Fix it. Either with a change of tact (i.e audience interaction), another joke that could recover the vibe, or simply calling that a particular joke didn't work as intended. Sometimes simply calling that 'elephant in the room' is enough for the audience to release the tension of the situation and allow the show to move on undamaged, or even better for it.
7. How will you know that you've made it? (Is there a particular scenario? e.g. you're laying on a deck chair in the South of France and Jerry Seinfeld is serving you mojitos.)
I feel like Iike I've had an incremental 'I've made it moment' quite recently actually. Simply performing to such good audience sizes these first few nights of Perth Fringeworld (Friday and Saturday in excess of 120, Thursday and Sunday just under 100) has felt like a breakthrough.
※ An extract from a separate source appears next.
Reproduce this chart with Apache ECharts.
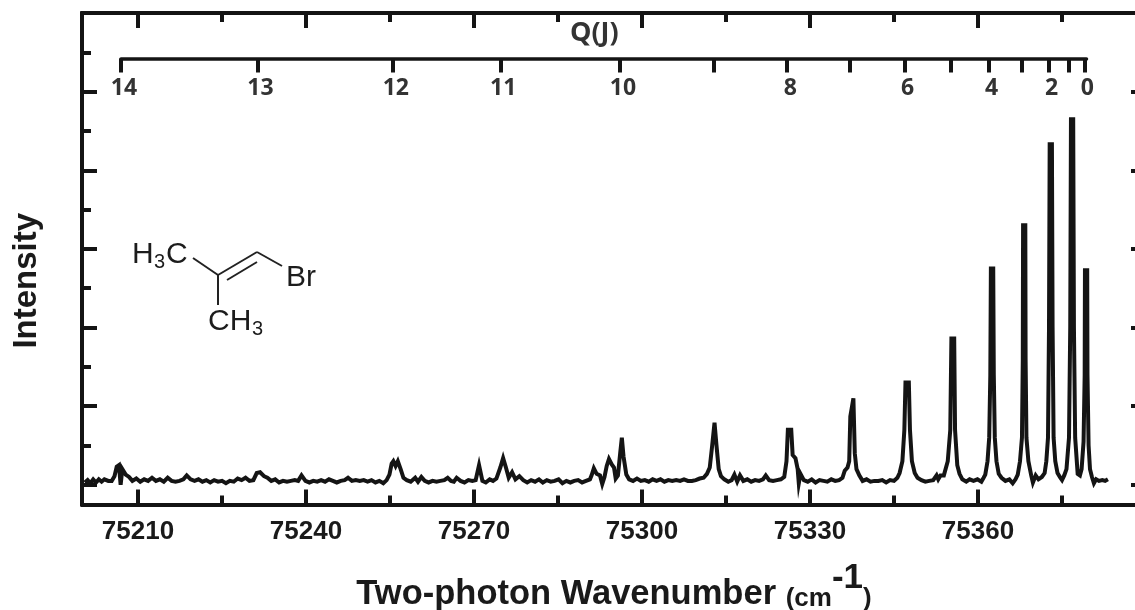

My next breakthrough moment will be gaining the confidence in my creative abilities to produce a quality full length show again over the next 12 months, so that I can come back and build upon the good foundations created this festival.
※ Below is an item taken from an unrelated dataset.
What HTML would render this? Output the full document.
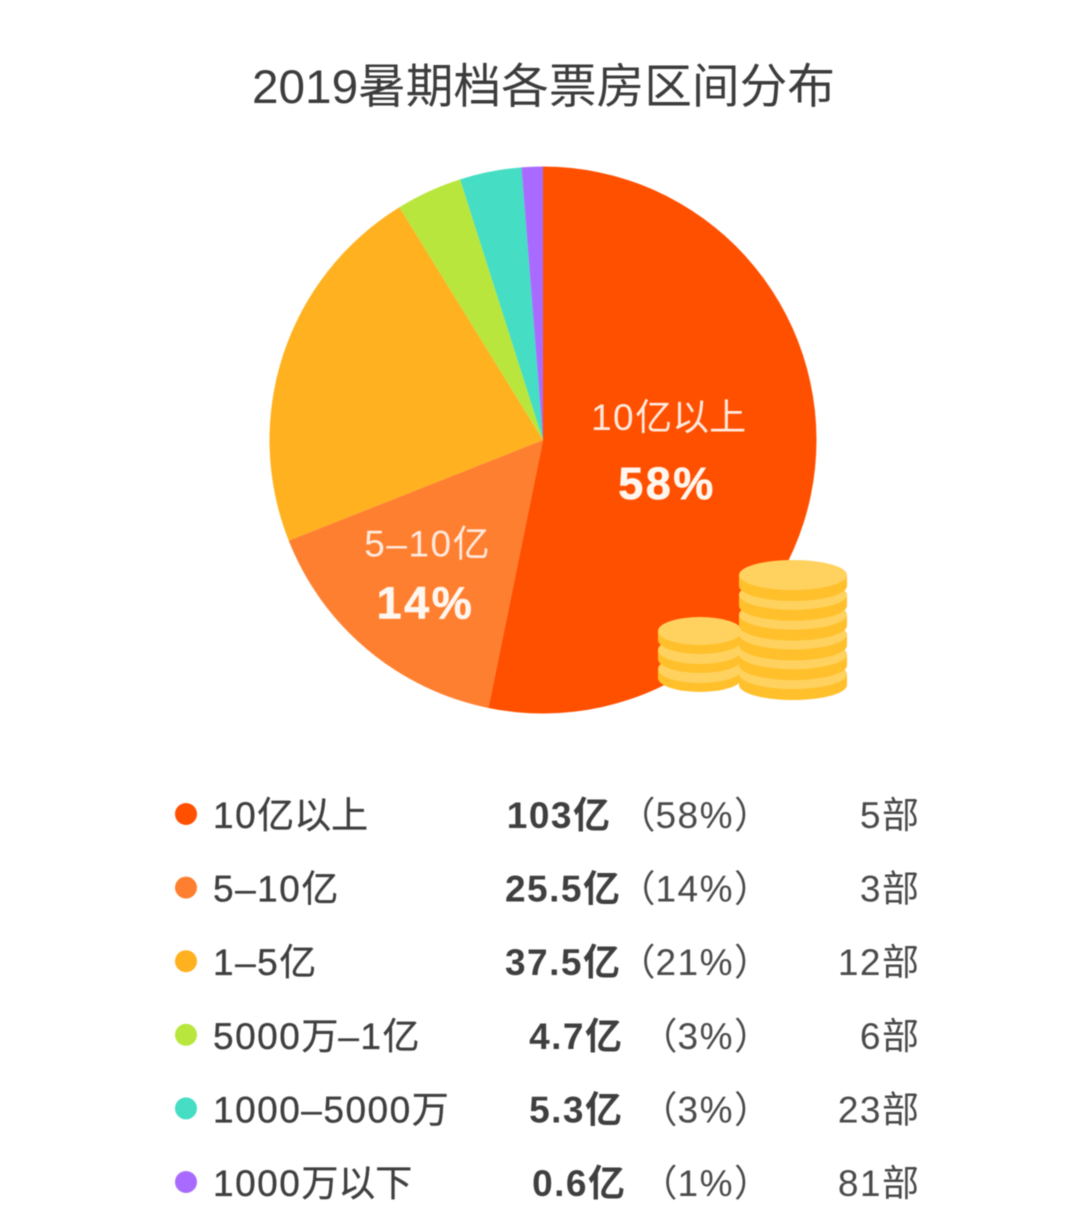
<!DOCTYPE html>
<html lang="zh">
<head>
<meta charset="utf-8">
<title>2019暑期档各票房区间分布</title>
<style>
html,body{margin:0;padding:0;background:#fff;width:1080px;height:1222px;overflow:hidden}
svg{display:block;filter:blur(0.4px)}
text{font-family:"Liberation Sans","Noto Sans CJK SC",sans-serif}
</style>
</head>
<body>
<svg id="chart" xmlns="http://www.w3.org/2000/svg" width="1080" height="1222" viewBox="0 0 1080 1222">
  <text x="543.5" y="103" text-anchor="middle" font-size="47.7" fill="#3c3c3c">2019暑期档各票房区间分布</text>
  <g id="slices"></g>
  <g id="pie-labels"></g>
  <g id="coins"></g>
  <g id="legend"></g>
</svg>
<script>
const categories = ["10亿以上", "5–10亿", "1–5亿", "5000万–1亿", "1000–5000万", "1000万以下"];
const sliceShares = [53.2, 15.8, 22.2, 3.9, 3.65, 1.25];
const boxOffice = ["103亿", "25.5亿", "37.5亿", "4.7亿", "5.3亿", "0.6亿"];
const percents = ["58%", "14%", "21%", "3%", "3%", "1%"];
const filmCounts = ["5部", "3部", "12部", "6部", "23部", "81部"];
const sliceColors = ["#ff5000", "#ff7f30", "#ffb11f", "#b8e63c", "#45ddc4", "#a96bff"];

const NS = "http://www.w3.org/2000/svg";
const CX = 543, CY = 440, R = 273.5;
const total = sliceShares.reduce((a, b) => a + b, 0);
const angleOf = v => v / total * Math.PI * 2;
const polar = (a, r) => [CX + r * Math.sin(a), CY - r * Math.cos(a)];

function mk(tag, attrs, parent, txt) {
  const e = document.createElementNS(NS, tag);
  for (const k in attrs) e.setAttribute(k, attrs[k]);
  if (txt !== undefined) e.textContent = txt;
  parent.appendChild(e);
  return e;
}

/* Latin runs get extra tracking to match the wider digits of the reference font */
function spaced(textEl, str, latinSpacing) {
  str.split(/([\x00-\x7f–]+)/).filter(Boolean).forEach(run => {
    const isLatin = /^[\x00-\x7f–]+$/.test(run);
    mk("tspan", {"letter-spacing": isLatin ? latinSpacing : 0}, textEl, run);
  });
}

const slicesG = document.getElementById("slices");
const labelsG = document.getElementById("pie-labels");
let acc = 0;
sliceShares.forEach((v, i) => {
  const a0 = angleOf(acc), a1 = angleOf(acc + v);
  acc += v;
  const [x0, y0] = polar(a0, R), [x1, y1] = polar(a1, R);
  const large = a1 - a0 > Math.PI ? 1 : 0;
  const p = mk("path", {
    d: `M${CX} ${CY}L${x0} ${y0}A${R} ${R} 0 ${large} 1 ${x1} ${y1}Z`,
    fill: sliceColors[i]
  }, slicesG);
  
  
  if (i < 2) {
    const mid = (a0 + a1) / 2;
    const [lx, ly] = polar(mid, R * (i === 0 ? 0.465 : 0.655));
    const name = mk("text", {x: lx - 1, y: ly - (i === 0 ? 23 : 21), "text-anchor": "middle", "font-size": 37, fill: "#ffe9dd"}, labelsG);
    spaced(name, categories[i], 1.5);
    
    
    const pct = mk("text", {x: lx - 2.5, y: ly + (i === 0 ? 46 : 41), "text-anchor": "middle", "font-size": 45, "font-weight": "bold", "letter-spacing": 2.5, stroke: "#fff6ef", "stroke-width": 0.6, fill: "#fff6ef"}, labelsG, percents[i]);
    
    
  }
});

/* decorative coin stacks */
const coinsG = document.getElementById("coins");
function coin(cx, cy, rx, ry, h) {
  mk("path", {d: `M${cx - rx} ${cy}V${cy + h}A${rx} ${ry} 0 0 0 ${cx + rx} ${cy + h}V${cy}Z`, fill: "#ffc02c"}, coinsG);
  mk("ellipse", {cx, cy, rx, ry, fill: "#ffd25f"}, coinsG);
}
for (let n = 2; n >= 0; n--) coin(700, 631 + n * 19, 42, 14, 9);
for (let n = 5; n >= 0; n--) coin(793, 575 + n * 19.8, 54, 15, 11);

/* legend table layout */
const valueRightEdges = [610, 620, 620, 622, 622, 625];
const legendG = document.getElementById("legend");
categories.forEach((c, i) => {
  const y = 815 + i * 73.6;
  const dot = mk("circle", {cx: 186, cy: y - 1, r: 11, fill: sliceColors[i]}, legendG);
  
  
  const t1 = mk("text", {x: 213, y: y + 13, "font-size": 37, fill: "#3f3f3f", stroke: "#3f3f3f", "stroke-width": 0.35}, legendG);
  spaced(t1, c, 1.5);
  
  
  const t2 = mk("text", {x: valueRightEdges[i], y: y + 13, "text-anchor": "end", "font-size": 37, "font-weight": "bold", fill: "#3f3f3f"}, legendG);
  spaced(t2, boxOffice[i], 1.5);
  
  
  const t3 = mk("text", {x: 771, y: y + 13, "text-anchor": "end", "font-size": 37, fill: "#4a4a4a"}, legendG);
  spaced(t3, "（" + percents[i] + "）", 1.5);
  
  
  const t4 = mk("text", {x: 919, y: y + 13, "text-anchor": "end", "font-size": 37, fill: "#4a4a4a"}, legendG);
  spaced(t4, filmCounts[i], 1.5);
  
  
});
</script>
</body>
</html>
I don't really have any 'South of France mojito scenarios' envisioned - I just want to regularly create new content based on the things that interest me in my life, commit to every performance, travel relentlessly to audiences all over the globe and have great fun doing it - if I can fulfill those goals I think the whole ride will feel like one big 'I've made it moment'.
8. Tell us about yourself, what are a couple of your other interests?
I love golf, basketball and bikram yoga. I'm a massive zombie movie nerd. I don't watch much stand up or comedy in general. I'm a nice person who cares a lot about other people.
9. What is your best memory at a gig or a show and the best interaction you've had with the audience?
Nothing springs to mind in particular. I just love the feeling when you know you're really connecting with an audience - that point in a gig where it feels like you're friends, not audience & comic. It doesn't happen every gig but it's happening more and more, which is a good sign I think.
11. What do you love about doing your shows?
See above! Sharing an authentic aspect of myself with an audience and doing so in a way that (hopefully) lifts them up, even if just for a few minutes or an evening.
10. If you could have any superpower out there, what would it be and why? You can only have one.
Man I would love to fly - that would be so kickass.
Darsow's show is a good mix of relatable and "almost can't believe it's true" truths, (wait was that a line from his show?) but is expertly rolled up and packaged in a one hour stand up routine. Since coming fresh off the back of a breakout tour of the US and Canada, it's been non-stop for Ben Darsow, participating in the Fringe World Sets all over Australia. I'm excited to see what more he will do in the future, what other material he will get his hands on and to see if he really does develop that superpower to fly. But for now, he's doing a pretty great job at being a stand up comedian, as he is, after all, a stand up guy. Excuse the pun.